The first recorded information about Lake Victoria comes from Arab traders plying the inland routes in search of gold, ivory, other precious commodities and slaves. An excellent map known as the Al Adrisi map dated from the 1160s, clearly depicts an accurate representation of Lake Victoria, and attributes it as being the source of the Nile.

This massive (67,493 sq kms) lake, commonly known as Nyanza, is twice the size of Wales, and forms a natural boundary between Kenya, Tanzania and Uganda. The lake is the heart of the African continent, the source of its mightiest river, the Nile. In the 19th century the riddle of the Nile was one of the great enigmas of African exploration. After many expeditions failed, John Hanning Speke finally reached these shores in 1858.

The Nile flows northwards, carrying the waters of Nyanza to Egypt and beyond into the Mediterranean.
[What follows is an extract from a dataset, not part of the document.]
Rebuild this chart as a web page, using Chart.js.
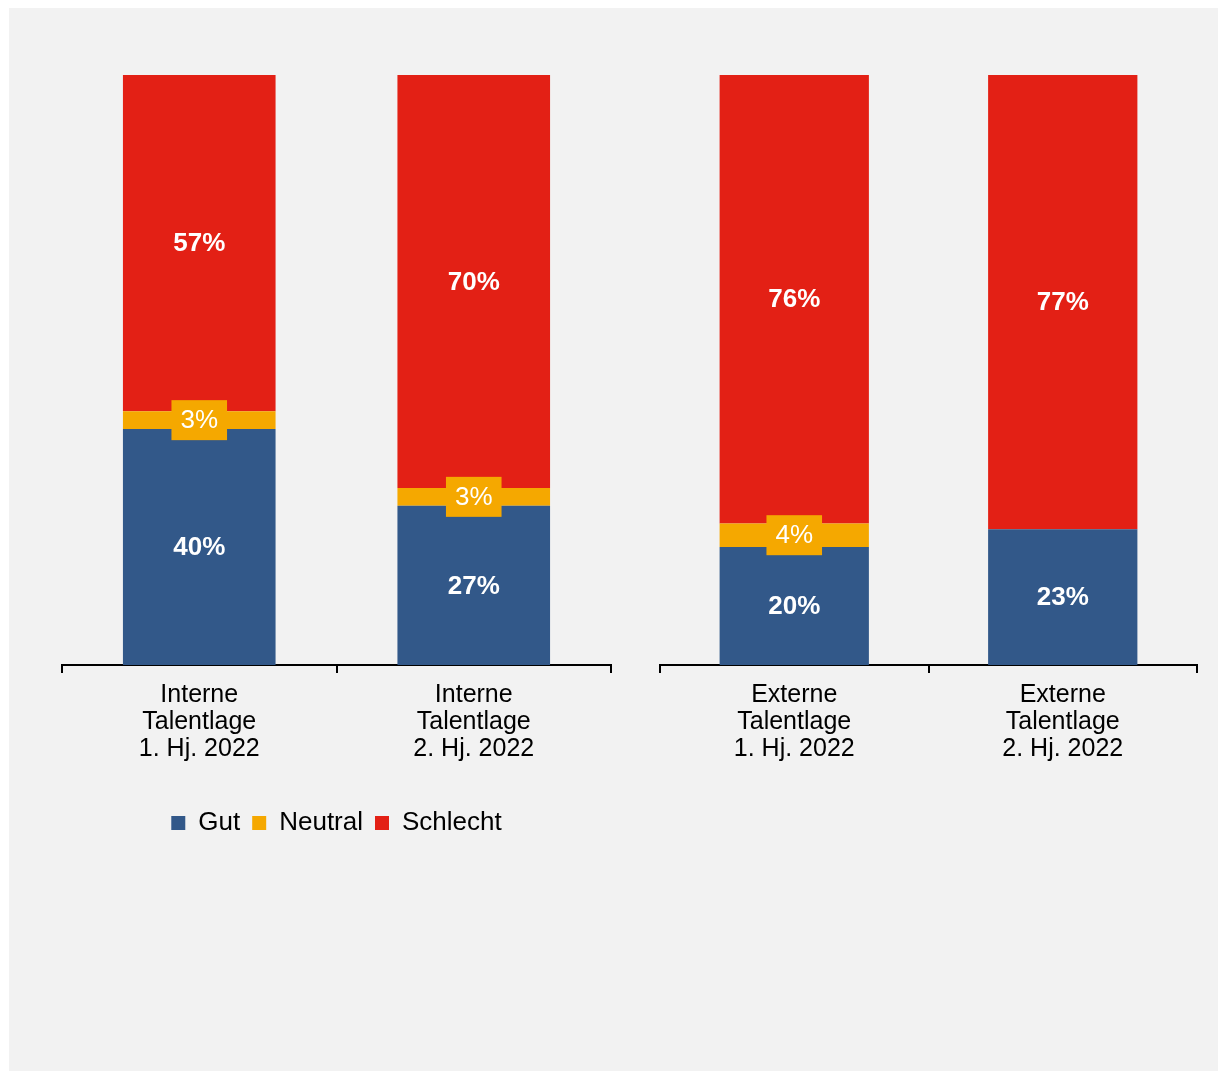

This mighty body of water is rich in fish life, with shimmering shoals of colourful cichlids and large Nile Perch. Nyanza province is the heartland of the Luo, a tribe known as formidable fisherman. Fishing brings many visitors to this lake, mainly in search of the Nile Perch, considered a world class game fish.

The best way to appreciate the beauty of this region is on the lake itself. The sun shines brightly, and gentle breezes rise from the water. In trees along the shore, Fish Eagles call to each other with long haunting cries. Sunsets turn the water to gold, as the local fisherman in their canoes pull in their nets and slowly turn for home.

The lake shore is highly indented, and there are many isles in the lake, some of which, especially the Sesse Group, are known for their beautiful landscape, health resorts and sightseeing places. Abundant prehistoric remains found around the lake indicate the early development of agriculture.

Kisumu is a quiet port town on the Lakeshore, with wide streets and fine colonial architecture. To the south fishing villages line the lake towards the broad waters of Homa Bay. There are three separate fishing lodges on islands within Victoria.

Main road access to Lake Victoria is via Kisumu, directly from Nairobi. There is an airport in Kisumu with scheduled flights. Charters can also use the airport. There is a private airstrip on Mfangano Island. Nearby Malaba is the main border crossing with Uganda. A traditional way of accessing the border is by a cycle taxi called the Boda Boda (Border-Border). From Kisumu there is some road access to the Lake south to Homa Bay. Ferries and Private Boats are used to access the islands.